Please return exactly the run of lines that begins with the line containing "Clone this chart in matplotlib." and ends with the line containing "ax = fig.add_axes([left", pictures excluded.

══ Information given ══

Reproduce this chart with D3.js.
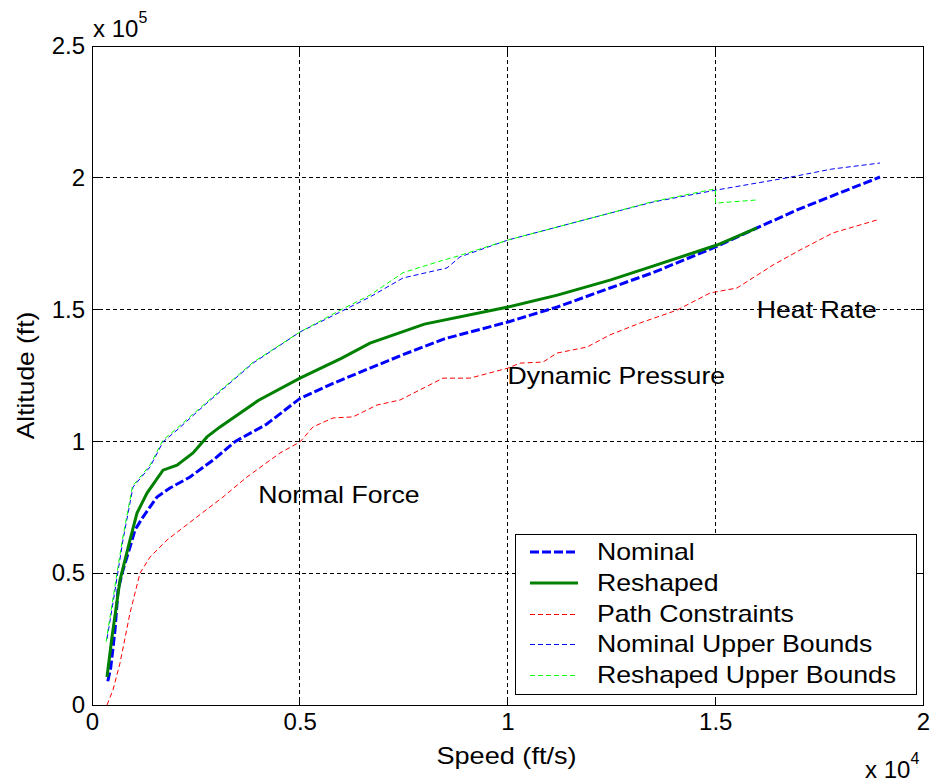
<!DOCTYPE html>
<html>
<head>
<meta charset="utf-8">
<script src="https://cdn.jsdelivr.net/npm/d3@7"></script>
<style>
  html, body { margin: 0; padding: 0; background: #fff; }
  svg text { font-family: "Liberation Sans", Arial, sans-serif; fill: #000; }
</style>
</head>
<body>
<svg id="chart" width="937" height="782"></svg>
<script>
// Speed (ft/s) and altitude (ft) for each trajectory
const nominalSpeed = [380, 450, 554, 626, 746, 915, 1035, 1227, 1564, 1877, 2359, 2912, 3450, 4200, 5006, 5800, 6691, 7500, 8500, 10012, 11200, 12467, 13500, 15042, 16005, 17000, 18000, 18965];
const nominalAlt   = [9000, 14000, 28500, 43600, 51200, 59900, 66400, 71300, 78900, 82300, 86500, 92900, 100000, 106500, 116300, 122000, 127800, 133000, 139000, 145300, 151000, 158200, 164000, 174000, 181000, 188000, 194300, 200300];

const reshapedSpeed = [361, 481, 674, 915, 1083, 1324, 1709, 2046, 2431, 2768, 3081, 4000, 5006, 6000, 6691, 8000, 10012, 11200, 12467, 13500, 15042, 16005];
const reshapedAlt   = [10600, 25800, 47400, 62600, 72800, 80400, 89100, 91000, 95600, 101700, 105500, 115500, 124000, 131500, 137300, 144500, 151000, 155500, 161200, 166500, 174500, 181000];

const pathSpeed = [361, 505, 674, 915, 1155, 1396, 1805, 2431, 3153, 3730, 4525, 5006, 5319, 5800, 6282, 6859, 7413, 8448, 9097, 10012, 10301, 10854, 11191, 11913, 12467, 13189, 14079, 14874, 15523, 16390, 17040, 17834, 18893];
const pathAlt   = [0, 5700, 15900, 34900, 50000, 56100, 62600, 70200, 78900, 86500, 95600, 99800, 105500, 108900, 109300, 113800, 115700, 124000, 124000, 127800, 129700, 130100, 133500, 135800, 140400, 144900, 149800, 156300, 158200, 166900, 172600, 179100, 184000];

const nomUpperSpeed = [360, 505, 746, 987, 1396, 1709, 2046, 2768, 3875, 5006, 6000, 6691, 7485, 8544, 8857, 10012, 11191, 12467, 13500, 15042, 16730, 17800, 18965];
const nomUpperAlt   = [25000, 38700, 62600, 82700, 90300, 99800, 104300, 114600, 129700, 141500, 149300, 154800, 162000, 165800, 170000, 176400, 181300, 186600, 190800, 195400, 200000, 203300, 205600];

const resUpperSpeed = [340, 480, 730, 975, 1396, 1709, 2046, 2768, 3875, 5006, 6000, 6691, 7485, 8400, 8784, 10012, 11191, 12467, 13500, 15000, 15010, 16005];
const resUpperAlt   = [24000, 38000, 62600, 83000, 91000, 100500, 105000, 115000, 130000, 141500, 150000, 155500, 164000, 168500, 170200, 176400, 181300, 186600, 191000, 195800, 190400, 191600];

// Axis ticks (scaled units: x in 1e4 ft/s, y in 1e5 ft)
const xTicks = [0, 0.5, 1, 1.5, 2];
const yTicks = [0, 0.5, 1, 1.5, 2, 2.5];

const seriesNames = ["Nominal", "Reshaped", "Path Constraints", "Nominal Upper Bounds", "Reshaped Upper Bounds"];

const annotations = [
  { text: "Normal Force", x: 4000, y: 80000 },
  { text: "Dynamic Pressure", x: 10000, y: 125000 },
  { text: "Heat Rate", x: 16000, y: 150000 }
];

const svg = d3.select("#chart");
const mLeft = 92, mRight = 923, mTop = 46, mBottom = 705;

const x = d3.scaleLinear().domain([0, 20000]).range([mLeft, mRight]);
const y = d3.scaleLinear().domain([0, 250000]).range([mBottom, mTop]);

const FONT = 24;
const WIDEN = 1.11; // labels are set slightly wider than the stock glyphs

function widen(sel, k = WIDEN) {
  sel.each(function () {
    const w = this.getComputedTextLength();
    d3.select(this).attr("textLength", w * k).attr("lengthAdjust", "spacingAndGlyphs");
  });
  return sel;
}

// grid
const grid = svg.append("g").attr("shape-rendering", "crispEdges");
xTicks.filter(t => t > 0 && t < 2).forEach(t => {
  grid.append("line")
    .attr("x1", x(t * 1e4)).attr("x2", x(t * 1e4))
    .attr("y1", mTop).attr("y2", mBottom)
    .attr("stroke", "#000").attr("stroke-width", 1)
    .attr("stroke-dasharray", "4,3");
});
yTicks.filter(t => t > 0 && t < 2.5).forEach(t => {
  grid.append("line")
    .attr("x1", mLeft).attr("x2", mRight)
    .attr("y1", y(t * 1e5)).attr("y2", y(t * 1e5))
    .attr("stroke", "#000").attr("stroke-width", 1)
    .attr("stroke-dasharray", "4,3");
});

// axes
const xAxisB = d3.axisBottom(x).tickValues(xTicks.map(t => t * 1e4)).tickSize(0).tickPadding(8).tickFormat((d, i) => String(xTicks[i]));
const yAxisL = d3.axisLeft(y).tickValues(yTicks.map(t => t * 1e5)).tickSize(0).tickPadding(7).tickFormat((d, i) => String(yTicks[i]));

const gx = svg.append("g").attr("transform", `translate(0,${mBottom})`).call(xAxisB);
const gy = svg.append("g").attr("transform", `translate(${mLeft},0)`).call(yAxisL);
[gx, gy].forEach(g => {
  g.select(".domain").remove();
  g.selectAll("text").style("font-family", '"Liberation Sans", Arial, sans-serif').style("font-size", FONT + "px").attr("fill", "#000");
});

// inward tick marks on all four sides
const tickLen = 7;
const ticks = svg.append("g").attr("stroke", "#000").attr("stroke-width", 1).attr("shape-rendering", "crispEdges");
xTicks.forEach(t => {
  const px = x(t * 1e4);
  ticks.append("line").attr("x1", px).attr("x2", px).attr("y1", mBottom).attr("y2", mBottom - tickLen);
  ticks.append("line").attr("x1", px).attr("x2", px).attr("y1", mTop).attr("y2", mTop + tickLen);
});
yTicks.forEach(t => {
  const py = y(t * 1e5);
  ticks.append("line").attr("x1", mLeft).attr("x2", mLeft + tickLen).attr("y1", py).attr("y2", py);
  ticks.append("line").attr("x1", mRight).attr("x2", mRight - tickLen).attr("y1", py).attr("y2", py);
});

// series
const mk = (sx, sy) => sx.map((v, i) => [v, sy[i]]);
const line = d3.line().x(d => x(d[0])).y(d => y(d[1]));
const styles = [
  { data: mk(nominalSpeed, nominalAlt), color: "#0000ff", width: 3, dash: "9,3" },
  { data: mk(reshapedSpeed, reshapedAlt), color: "#008000", width: 3, dash: null },
  { data: mk(pathSpeed, pathAlt), color: "#ff0000", width: 1, dash: "5,3" },
  { data: mk(nomUpperSpeed, nomUpperAlt), color: "#0000ff", width: 1, dash: "5,3" },
  { data: mk(resUpperSpeed, resUpperAlt), color: "#00ff00", width: 1, dash: "5,3" }
];
const plot = svg.append("g");
styles.forEach(s => {
  plot.append("path")
    .attr("d", line(s.data))
    .attr("fill", "none")
    .attr("stroke", s.color)
    .attr("stroke-width", s.width)
    .attr("stroke-dasharray", s.dash);
});

// axes box
svg.append("rect").attr("x", mLeft).attr("y", mTop).attr("width", mRight - mLeft).attr("height", mBottom - mTop)
  .attr("fill", "none").attr("stroke", "#000").attr("stroke-width", 1).attr("shape-rendering", "crispEdges");

// annotations
annotations.forEach(a => {
  widen(svg.append("text").attr("x", x(a.x)).attr("y", y(a.y)).attr("dy", "0.35em")
    .style("font-size", FONT + "px").text(a.text));
});

// axis labels
widen(svg.append("text").attr("x", (mLeft + mRight) / 2 - 1).attr("y", 764).attr("text-anchor", "middle")
  .style("font-size", FONT + "px").text("Speed (ft/s)"), 1.13);
widen(svg.append("text").attr("transform", `translate(34,${(mTop + mBottom) / 2}) rotate(-90)`).attr("text-anchor", "middle")
  .style("font-size", FONT + "px").text("Altitude (ft)"), 1.1);

// exponent multipliers
const e5 = svg.append("text").attr("x", 93).attr("y", 37).style("font-size", FONT + "px");
e5.append("tspan").text("x 10");
e5.append("tspan").attr("dy", -14).style("font-size", "16px").text("5");
const e4 = svg.append("text").attr("x", 865).attr("y", 778).style("font-size", FONT + "px");
e4.append("tspan").text("x 10");
e4.append("tspan").attr("dy", -14).style("font-size", "16px").text("4");

// legend
const lg = svg.append("g");
const lx = 515, ly = 534, lw = 401, lh = 160;
lg.append("rect").attr("x", lx).attr("y", ly).attr("width", lw).attr("height", lh)
  .attr("fill", "#fff").attr("stroke", "#000").attr("stroke-width", 1).attr("shape-rendering", "crispEdges");
seriesNames.forEach((name, i) => {
  const cy = Math.round(552 + i * 30.8);
  const s = styles[i];
  lg.append("line").attr("x1", 530).attr("x2", 578).attr("y1", cy).attr("y2", cy)
    .attr("stroke", s.color).attr("stroke-width", s.width).attr("stroke-dasharray", s.dash)
    .attr("shape-rendering", s.width === 1 ? "crispEdges" : null);
  widen(lg.append("text").attr("x", 597).attr("y", cy).attr("dy", "0.35em")
    .style("font-size", FONT + "px").text(name));
});
</script>
</body>
</html>
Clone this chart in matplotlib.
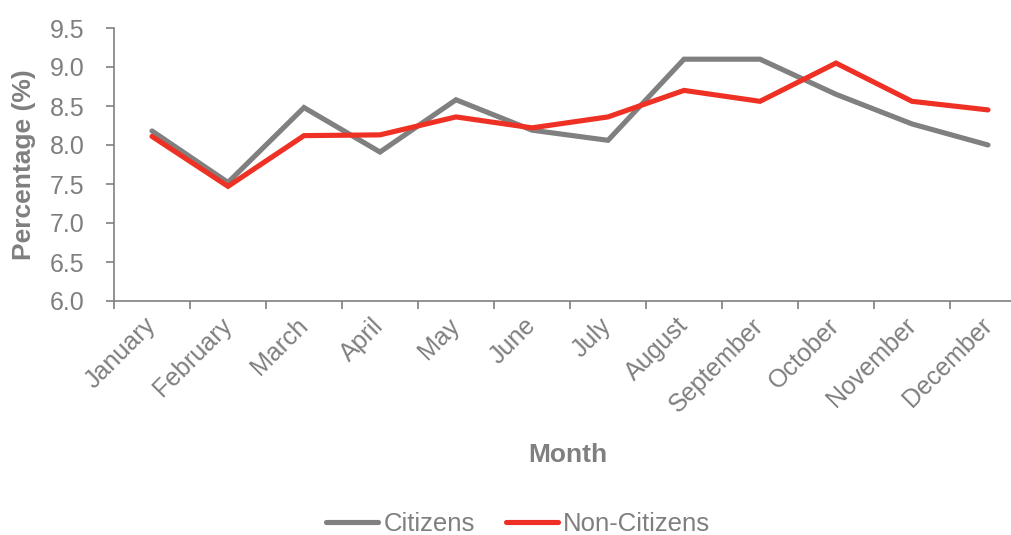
import matplotlib
matplotlib.use("Agg")
import matplotlib.pyplot as plt

months = ["January", "February", "March", "April", "May", "June", "July",
          "August", "September", "October", "November", "December"]
citizens = [8.18, 7.52, 8.48, 7.91, 8.58, 8.19, 8.06, 9.10, 9.10, 8.65, 8.27, 8.00]
non_citizens = [8.11, 7.47, 8.12, 8.13, 8.36, 8.22, 8.36, 8.70, 8.56, 9.05, 8.56, 8.45]
yticks = [6.0, 6.5, 7.0, 7.5, 8.0, 8.5, 9.0, 9.5]

plt.rcParams['font.family'] = ['Liberation Sans', 'DejaVu Sans']
GRAY = "#808080"
TXT = "#7f7f7f"
RED = "#EE3124"

W, H = 1012, 535
fig = plt.figure(figsize=(W / 100, H / 100), dpi=100)
left, right, top, bottom = 114, 1026, 28, 301
ax = fig.add_axes([left / W, 1 - bottom / H, (right - left) / W, (bottom - top) / H])

x = list(range(len(months)))
ax.plot(x, citizens, color=GRAY, lw=3.7, label="Citizens", solid_capstyle="round", solid_joinstyle="miter")
ax.plot(x, non_citizens, color=RED, lw=3.7, label="Non-Citizens", solid_capstyle="round", solid_joinstyle="miter")

ax.set_xlim(-0.5, len(months) - 0.5)
ax.set_ylim(6.0, 9.5)
ax.set_yticks(yticks)
ax.set_yticklabels([f"{v:.1f}" for v in yticks], fontsize=18, color=TXT)
ax.set_xticks([i - 0.5 for i in range(len(months) + 1)])
ax.set_xticklabels([])
ax.set_xticks(x, minor=True)
ax.set_xticklabels(months, minor=True, rotation=45, ha="right", va="center",
                   rotation_mode="anchor", fontsize=18, color=TXT)
ax.tick_params(axis="x", which="minor", length=0, pad=15)
ax.tick_params(axis="x", which="major", length=6, color=GRAY, width=1.2, direction="out")
ax.tick_params(axis="y", length=6, color=GRAY, width=1.2, direction="out", pad=15)

for s in ["top", "right"]:
    ax.spines[s].set_visible(False)
for s in ["left", "bottom"]:
    ax.spines[s].set_color(GRAY)
    ax.spines[s].set_linewidth(1.2)

ax.set_ylabel("Percentage (%)", fontsize=19, fontweight="bold", color=TXT)
ax.yaxis.set_label_coords((36 - left) / (right - left), 0.5)
fig.text(568 / W, 1 - 455 / H, "Month", fontsize=19, fontweight="bold", color=TXT,
         ha="center", va="center")

leg = fig.legend(loc="center", bbox_to_anchor=(518 / W, 1 - 524 / H), ncol=2, frameon=False,
                 fontsize=18.5, handlelength=2.05, handletextpad=0.2, columnspacing=1.2)
for t in leg.get_texts():
    t.set_color(TXT)

fig.savefig("out.png", dpi=100)
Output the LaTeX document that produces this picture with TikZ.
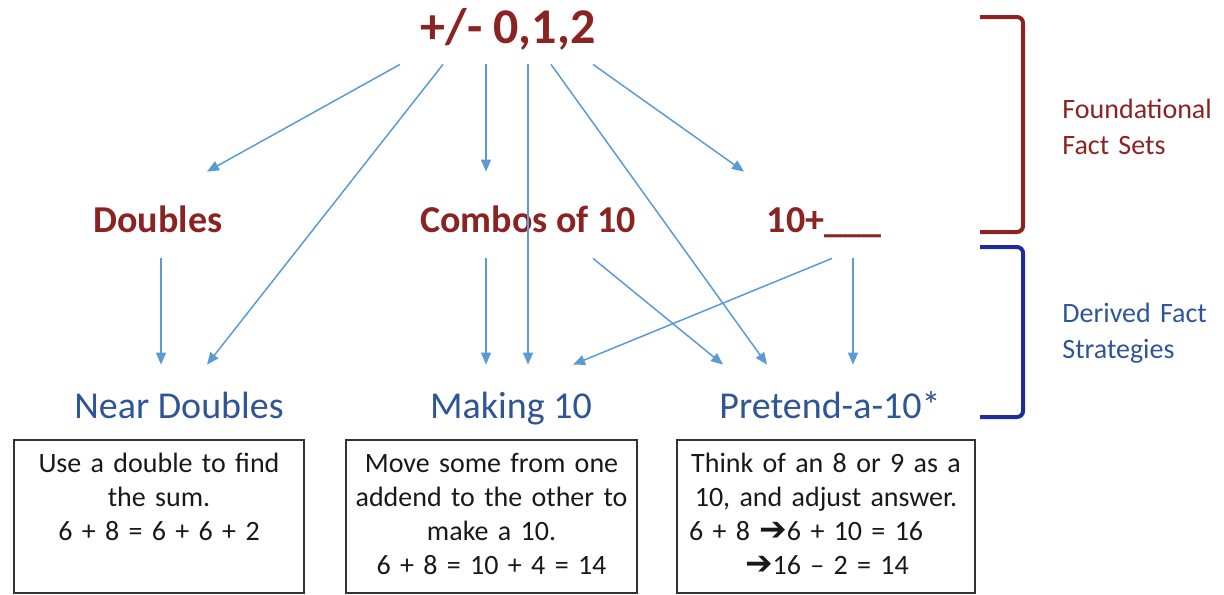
\documentclass[tikz,border=0pt]{standalone}
\usepackage{fontspec}
\setmainfont{Carlito}
\newfontfamily\dingfont{DejaVu Sans}
\usetikzlibrary{arrows.meta}
\definecolor{FactRed}{HTML}{8B2323}
\definecolor{FactBlue}{HTML}{2F5597}
\definecolor{LinkBlue}{HTML}{5B9BD5}
\definecolor{BraceRed}{HTML}{8E2121}
\definecolor{BraceBlue}{HTML}{1F2E96}
\newcommand{\thenarrow}{{\dingfont\bfseries\fontsize{16.5}{17}\selectfont ➔}}
\tikzset{
  basefact/.style={text=FactRed, font=\fontsize{25}{29}\selectfont\bfseries,
    inner ysep=0pt, text height=16pt, text depth=10.5pt, anchor=base},
  fact/.style={text=FactRed, font=\fontsize{19}{23}\selectfont\bfseries,
    inner ysep=0pt, text height=30pt, text depth=13pt, anchor=base},
  strategy/.style={text=FactBlue, font=\fontsize{19}{23}\selectfont,
    inner ysep=0pt, text height=26.5pt, text depth=5pt, anchor=base},
  notebox/.style={draw=black!80, line width=0.9pt, text=black!90,
    font=\fontsize{14}{17}\selectfont, align=center, text width=#1,
    inner xsep=3pt, inner ysep=0pt, text height=16pt, text depth=60.5pt, anchor=base},
  tier/.style={text=#1, font=\fontsize{14}{18}\selectfont, align=left,
    text width=85pt, inner sep=0pt, anchor=base west},
  brace/.style={draw=#1, line width=2pt, rounded corners=3pt},
  flow/.style={-{Triangle[length=6pt,width=5pt]}, draw=LinkBlue, line width=0.75pt}
}

\begin{document}
\begin{tikzpicture}[x=0.5pt, y=-0.5pt]
  \useasboundingbox (0,0) rectangle (1224,594);
  % fact sets and strategies
  \node[basefact] (plus) at (508,43) {+/- 0,1,2};
  \node[fact] (dbl) at (158,232) {Doubles};
  \node[fact] (combo) at (528,232) {Combos of 10};
  \node[fact] (ten) at (824,232) {10+\_\_\_};
  \node[strategy] (near) at (179,418) {Near Doubles};
  \node[strategy] (make) at (511,418) {Making 10};
  \node[strategy] (pret) at (830,418) {Pretend-a-10*};
  % explanation boxes
  \node[notebox=139pt] (nearbox) at (159,472)
    {Use a double to find\\ the sum.\\ 6 + 8 = 6 + 6 + 2};
  \node[notebox=139.5pt] (makebox) at (491.5,472)
    {Move some from one\\ addend to the other to\\ make a 10.\\ 6 + 8 = 10 + 4 = 14};
  \node[notebox=143pt] (pretbox) at (826,472)
    {Think of an 8 or 9 as a\\ 10, and adjust answer.\\
     \makebox[\hsize][l]{\hspace*{3pt}6 + 8 \thenarrow6 + 10 = 16}\\
     \makebox[\hsize][l]{\hspace*{31pt}\thenarrow16 -- 2 = 14}};
  % arrows
  \draw[flow] (plus.south -| 400,0) -- (dbl.north -| 207,0);
  \draw[flow] (plus.south -| 443,0) -- (near.north -| 207,0);
  \draw[flow] (dbl.south -| 161,0) -- (near.north -| 161,0);
  \draw[flow] (plus.south -| 486,0) -- (combo.north -| 486,0);
  \draw[flow] (plus.south -| 528,0) -- (make.north -| 528,0);
  \draw[flow] (plus.south -| 551,0) -- (pret.north -| 767,0);
  \draw[flow] (plus.south -| 593,0) -- (ten.north -| 744,0);
  \draw[flow] (combo.south -| 486,0) -- (make.north -| 486,0);
  \draw[flow] (combo.south -| 593,0) -- (pret.north -| 723,0);
  \draw[flow] (ten.south -| 832,0) -- (make.north -| 573,0);
  \draw[flow] (ten.south -| 853,0) -- (pret.north -| 853,0);
  % brackets on the right
  \draw[brace=BraceRed] (980,17) -- (1023,17) -- (1023,232) -- (980,232);
  \draw[brace=BraceBlue] (980,247) -- (1023,247) -- (1023,417) -- (980,417);
  \node[tier=FactRed] (found) at (1062,118) {Foundational\\ Fact Sets};
  \node[tier=FactBlue] (derived) at (1062,322) {Derived Fact\\ Strategies};
\end{tikzpicture}
\end{document}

═══

* Reply to the task *
Clone this chart in matplotlib.
import matplotlib
matplotlib.use("Agg")
import matplotlib.pyplot as plt

months = ["January", "February", "March", "April", "May", "June", "July",
          "August", "September", "October", "November", "December"]
citizens = [8.18, 7.52, 8.48, 7.91, 8.58, 8.19, 8.06, 9.10, 9.10, 8.65, 8.27, 8.00]
non_citizens = [8.11, 7.47, 8.12, 8.13, 8.36, 8.22, 8.36, 8.70, 8.56, 9.05, 8.56, 8.45]
yticks = [6.0, 6.5, 7.0, 7.5, 8.0, 8.5, 9.0, 9.5]

plt.rcParams['font.family'] = ['Liberation Sans', 'DejaVu Sans']
GRAY = "#808080"
TXT = "#7f7f7f"
RED = "#EE3124"

W, H = 1012, 535
fig = plt.figure(figsize=(W / 100, H / 100), dpi=100)
left, right, top, bottom = 114, 1026, 28, 301
ax = fig.add_axes([left / W, 1 - bottom / H, (right - left) / W, (bottom - top) / H])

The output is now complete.